Sin embargo, más allá del violinista, de los músicos y de la aversión por las normas, esta ha sido una oportunidad para plantear reflexiones más hondas. Por ejemplo, sobre el sentido de lo público. ¿Es el metro un espacio público? ¿Es un no lugar que no cumple otra función que la del tránsito rápido y que quiere ser resignificado por parte de quienes pasan allí al rededor de una hora diaria transportándose? ¿Y qué implicaría esa resignificación? En una de esas definiciones de Marc Augé sobre los 'no lugares', dice que allí “los individuos no interactúan sino con los textos sin otros enunciadores que las personas 'morales' o las instituciones, cuya presencia se adivina vagamente o se afirma más explícitamente detrás de los mandatos, los consejos, los comentarios, los 'mensajes' transmitidos por los innumerables 'soportes' que forman parte integrante del paisaje contemporáneo”. Y veo entonces dos caminos: seguir comprendiendo el metro como un no lugar, un espacio de tránsito que no requiere más impronta que aquella que los enunciadores oficiales proveen o comenzar un proceso de transformación, de reconvención de la norma, de ocupación del espacio. La segunda me suena, ¿pero le sonará a quienes usan el metro diariamente, de norte a sur, de sur a norte, en horas pico y con la carga de un día laboral encima?

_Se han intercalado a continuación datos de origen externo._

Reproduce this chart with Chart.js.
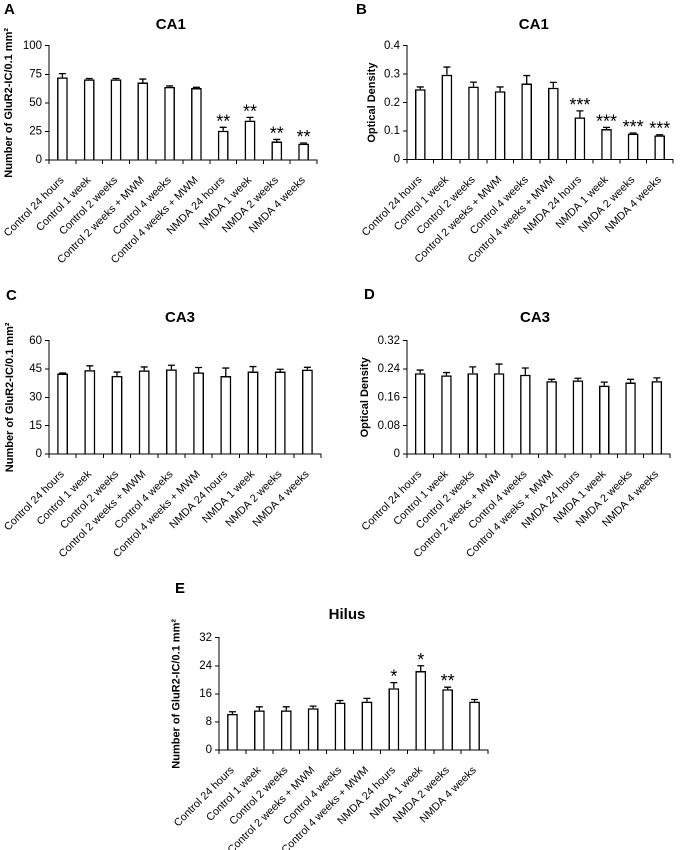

Por eso no me atrevo a darme el lujo de gritar a viva voz que sí, que se suban todos los músicos de Medellín al metro. Pero me niego a decir que no, que deje así, que lo usemos para transportarnos y ya. Entre otras, porque además de los músicos, sabemos de casos como la censura de afiches de obras de teatro, parejas homosexuales a quienes se les ha pedido que no se tomen de la mano, mujeres llorando a las que no se les ha permitido subir al sistema de transporte. Aprovechemos el caso del violinista para ampliar la discusión, para pensar el metro como un escenario público en el que se respeten y dignifiquen las libertades individuales. El metro es ciudad, la ciudad es diversa. Pero la ciudad también requiere normas para nuestro propio bienestar. Eso es lo que hay que entrar a negociar, a discutir, a reflexionar.

Por otro lado, y ya desde un aspecto más íntimo (que se extiende a las manifestaciones públicas), vuelven a surgir preguntas relacionadas con qué es lo que seguimos reconociendo como “bueno” y “malo”, por qué sentimos la inminente necesidad de ubicarnos en un lado, en un polo, en un bando. También creo yo que podemos pisar la línea amarilla, no tenemos necesariamente que hacernos de un lado o del otro; somos contradictorios porque así es la sociedad, queremos y no queremos porque nuestros contextos son como un prisma, como un fractal: muchas caras, muchos colores, muchas formas de verse. ¿Por qué tenemos que elegir uno solo? Pensar que quizás no sea una buena idea legitimar a los músicos en el metro no nos hace fachos; pensar que sería maravilloso tenerlos no nos convierte automáticamente en enemigos de la norma, del orden y la tranquilidad.

Y por último, no perdamos de vista que “Cultura Metro” no es una cultura, es un eslogan.